=== MATERIAL ===
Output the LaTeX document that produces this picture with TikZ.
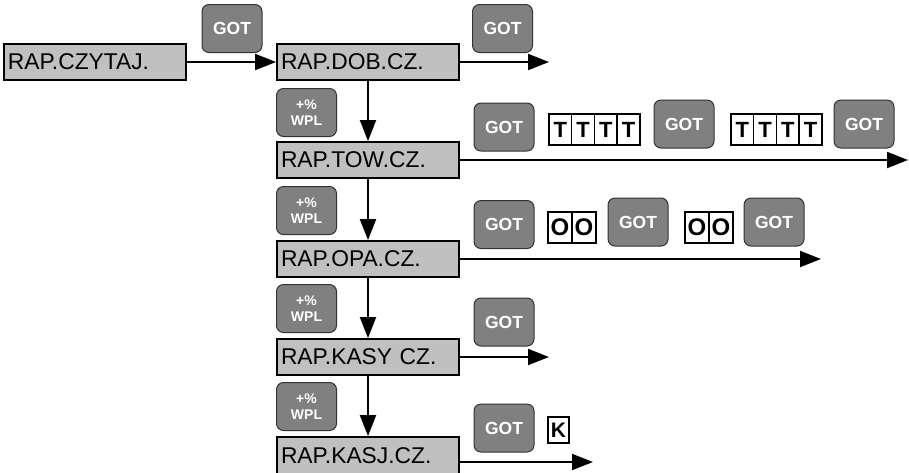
\documentclass[tikz,border=0pt]{standalone}
\usepackage{fontspec}
\setmainfont{Liberation Sans}
\usetikzlibrary{arrows.meta}
\definecolor{boxGray}{HTML}{C0C0C0}
\definecolor{keyGray}{HTML}{808080}
\definecolor{keyBorder}{HTML}{333333}
\tikzset{
    REPORT_BOX/.style={draw=black, fill=boxGray, shape=rectangle,
        line width=1.8pt, minimum height=36pt, text width=174pt,
        inner xsep=4pt, inner ysep=0pt, align=left,
        font={\fontsize{22.8}{25}\selectfont}},
    KEY/.style={draw=keyBorder, fill=keyGray, shape=rectangle,
        rounded corners=7pt, minimum width=60pt, minimum height=48pt,
        inner sep=0pt, line width=1pt, text=white, align=center,
        font={\fontsize{17.5}{18}\selectfont\bfseries}},
    PLUS_KEY/.style={KEY, font={\fontsize{14}{15.5}\selectfont\bfseries}},
    CELL/.style={draw=black, fill=white, shape=rectangle, line width=1.5pt,
        minimum width=22.75pt, minimum height=31pt, inner sep=0pt,
        font={\fontsize{22}{22}\selectfont\bfseries}},
    O_CELL/.style={CELL, minimum width=24pt,
        font={\fontsize{24}{24}\selectfont\bfseries}},
    K_CELL/.style={CELL, minimum width=21pt, minimum height=26pt,
        font={\fontsize{21}{21}\selectfont\bfseries}},
    EDGE/.style={draw=black, line width=2pt,
        -{Triangle[length=21pt, width=16pt]}}
}
\pgfdeclarelayer{edgelayer}
\pgfdeclarelayer{nodelayer}
\pgfsetlayers{edgelayer,nodelayer,main}
\begin{document}
\begin{tikzpicture}[x=1pt, y=-1pt]
    \useasboundingbox (0,0) rectangle (909,472);
    \begin{pgfonlayer}{nodelayer}
        \node [REPORT_BOX] (1) at (95,62) {RAP.CZYTAJ.};
        \node [REPORT_BOX] (2) at (368,62) {RAP.DOB.CZ.};
        \node [REPORT_BOX] (3) at (368,160) {RAP.TOW.CZ.};
        \node [REPORT_BOX] (4) at (368,259) {RAP.OPA.CZ.};
        \node [REPORT_BOX] (5) at (368,357) {RAP.KASY CZ.};
        \node [REPORT_BOX, minimum height=38pt] (6) at (368,456) {RAP.KASJ.CZ.};
        % first row
        \node [KEY] (7) at (232,28.5) {GOT};
        \node [KEY] (8) at (502.5,28.5) {GOT};
        % second row
        \node [PLUS_KEY] (9) at (306.5,112.5) {+\%\\WPL};
        \node [KEY] (10) at (504,127) {GOT};
        \node [CELL] (11) at (560.4,129.5) {T};
        \node [CELL] (12) at (583.1,129.5) {T};
        \node [CELL] (13) at (605.9,129.5) {T};
        \node [CELL] (14) at (628.6,129.5) {T};
        \node [KEY] (15) at (684,124) {GOT};
        \node [CELL] (16) at (742.4,129.5) {T};
        \node [CELL] (17) at (765.1,129.5) {T};
        \node [CELL] (18) at (787.9,129.5) {T};
        \node [CELL] (19) at (810.6,129.5) {T};
        \node [KEY] (20) at (864,124) {GOT};
        % third row
        \node [PLUS_KEY] (21) at (306.5,210.5) {+\%\\WPL};
        \node [KEY] (22) at (504,224.5) {GOT};
        \node [O_CELL] (23) at (560,227.5) {O};
        \node [O_CELL] (24) at (584,227.5) {O};
        \node [KEY] (25) at (638,222) {GOT};
        \node [O_CELL] (26) at (697,227.5) {O};
        \node [O_CELL] (27) at (721,227.5) {O};
        \node [KEY] (28) at (774,222) {GOT};
        % fourth row
        \node [PLUS_KEY] (29) at (306.5,308.5) {+\%\\WPL};
        \node [KEY] (30) at (504,322) {GOT};
        % fifth row
        \node [PLUS_KEY] (31) at (306.5,406.5) {+\%\\WPL};
        \node [KEY] (32) at (504,428) {GOT};
        \node [K_CELL] (33) at (558.5,430) {K};
        % arrow ends
        \coordinate (34) at (549,62);
        \coordinate (35) at (908,160);
        \coordinate (36) at (821,259);
        \coordinate (37) at (549,357);
        \coordinate (38) at (593,462);
    \end{pgfonlayer}
    \begin{pgfonlayer}{edgelayer}
        \draw[EDGE] (1) to (2);
        \draw[EDGE] (2) to (34);
        \draw[EDGE] (2) to (3);
        \draw[EDGE] (3) to (35);
        \draw[EDGE] (3) to (4);
        \draw[EDGE] (4) to (36);
        \draw[EDGE] (4) to (5);
        \draw[EDGE] (5) to (37);
        \draw[EDGE] (5) to (6);
        \draw[EDGE] (6.east |- 38) to (38);
    \end{pgfonlayer}
\end{tikzpicture}
\end{document}
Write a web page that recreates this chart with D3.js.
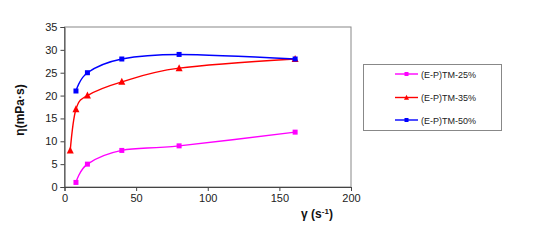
<!DOCTYPE html>
<html>
<head>
<meta charset="utf-8">
<script src="https://cdn.jsdelivr.net/npm/d3@7"></script>
<style>
  body { margin: 0; background: #fff; }
  text { font-family: "Liberation Sans", Arial, sans-serif; }
</style>
</head>
<body>
<div id="chart"></div>
<script>
var width = 543;
var height = 246;

// shear rate (s-1) and viscosity (mPa·s) per series
var x25 = [8, 16, 40, 80, 161];
var y25 = [1, 5, 8, 9, 12];
var x35 = [4, 8, 16, 40, 80, 161];
var y35 = [8, 17, 20, 23, 26, 28];
var x50 = [8, 16, 40, 80, 161];
var y50 = [21, 25, 28, 29, 28];
var seriesNames = ["(E-P)TM-25%", "(E-P)TM-35%", "(E-P)TM-50%"];
var xTicks = [0, 50, 100, 150, 200];
var yTicks = [0, 5, 10, 15, 20, 25, 30, 35];

var series = [
  { name: seriesNames[0], xs: x25, ys: y25, color: "#ff00ff", marker: "square" },
  { name: seriesNames[1], xs: x35, ys: y35, color: "#ff0000", marker: "triangle" },
  { name: seriesNames[2], xs: x50, ys: y50, color: "#0000ff", marker: "square" }
];

var svg = d3.select("#chart")
    .append("svg")
    .attr("width", width)
    .attr("height", height);

var x = d3.scaleLinear().domain([0, 200]).range([64.5, 351]);
var y = d3.scaleLinear().domain([0, 35]).range([187, 27]);

// plot frame (top / right in grey)
svg.append("rect")
    .attr("x", x(0)).attr("y", y(35))
    .attr("width", x(200) - x(0)).attr("height", y(0) - y(35))
    .attr("fill", "none").attr("stroke", "#888").attr("stroke-width", 1);

var xAxis = svg.append("g")
    .attr("transform", "translate(0," + y(0) + ")")
    .call(d3.axisBottom(x).tickValues(xTicks).tickSize(4).tickPadding(3));
var yAxis = svg.append("g")
    .attr("transform", "translate(" + x(0) + ",0)")
    .call(d3.axisLeft(y).tickValues(yTicks).tickSize(4).tickPadding(3));

[xAxis, yAxis].forEach(function(a){
  a.select(".domain").attr("stroke", "#444");
  a.selectAll(".tick line").attr("stroke", "#444");
  a.selectAll(".tick text").attr("fill", "#222").style("font-size", "11px")
    .style("font-family", "'Liberation Sans', Arial, sans-serif");
});

var line = d3.line()
    .x(function(d){ return x(d[0]); })
    .y(function(d){ return y(d[1]); })
    .curve(d3.curveCatmullRom.alpha(0));

function drawMarker(g, type, cx, cy, size, color) {
  if (type === "square") {
    g.append("rect")
      .attr("x", cx - size / 2).attr("y", cy - size / 2)
      .attr("width", size).attr("height", size)
      .attr("fill", color);
  } else {
    var h = size * 0.95;
    g.append("path")
      .attr("d", "M" + cx + "," + (cy - h * 0.6) +
                 "L" + (cx + size / 2) + "," + (cy + h * 0.45) +
                 "L" + (cx - size / 2) + "," + (cy + h * 0.45) + "Z")
      .attr("fill", color);
  }
}

series.forEach(function(s){
  var pts = s.xs.map(function(v, i){ return [v, s.ys[i]]; });
  svg.append("path")
      .attr("d", line(pts))
      .attr("fill", "none")
      .attr("stroke", s.color)
      .attr("stroke-width", 1.4);
  var mg = svg.append("g");
  pts.forEach(function(p){
    drawMarker(mg, s.marker, x(p[0]), y(p[1]), s.marker === "square" ? 5 : 7, s.color);
  });
});

// axis titles
svg.append("text")
    .attr("transform", "translate(24,110) rotate(-90)")
    .attr("text-anchor", "middle")
    .style("font-size", "12px").style("font-weight", "bold")
    .attr("fill", "#111")
    .text("η(mPa·s)");

var xt = svg.append("text")
    .attr("x", 317).attr("y", 218)
    .attr("text-anchor", "middle")
    .style("font-size", "12px").style("font-weight", "bold")
    .attr("fill", "#111");
xt.append("tspan").text("γ (s");
xt.append("tspan").attr("dy", -4).style("font-size", "8px").text("-1");
xt.append("tspan").attr("dy", 4).text(")");

// legend
var leg = svg.append("g");
leg.append("rect")
    .attr("x", 363.5).attr("y", 64.5)
    .attr("width", 138).attr("height", 66)
    .attr("fill", "#fff").attr("stroke", "#888");

var legY = [74, 97.5, 120];
series.forEach(function(s, i){
  leg.append("line")
      .attr("x1", 395).attr("x2", 418)
      .attr("y1", legY[i]).attr("y2", legY[i])
      .attr("stroke", s.color).attr("stroke-width", 1.4);
  drawMarker(leg, s.marker, 406.5, legY[i], s.marker === "square" ? 4 : 5, s.color);
  leg.append("text")
      .attr("x", 421).attr("y", legY[i] + 3.5)
      .style("font-size", "9px").attr("fill", "#222")
      .text(s.name);
});
</script>
</body>
</html>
===
Pull every line containing the word "that" out of the entries above.

Output the LaTeX document that produces this picture with TikZ.
Write a web page that recreates this chart with D3.js.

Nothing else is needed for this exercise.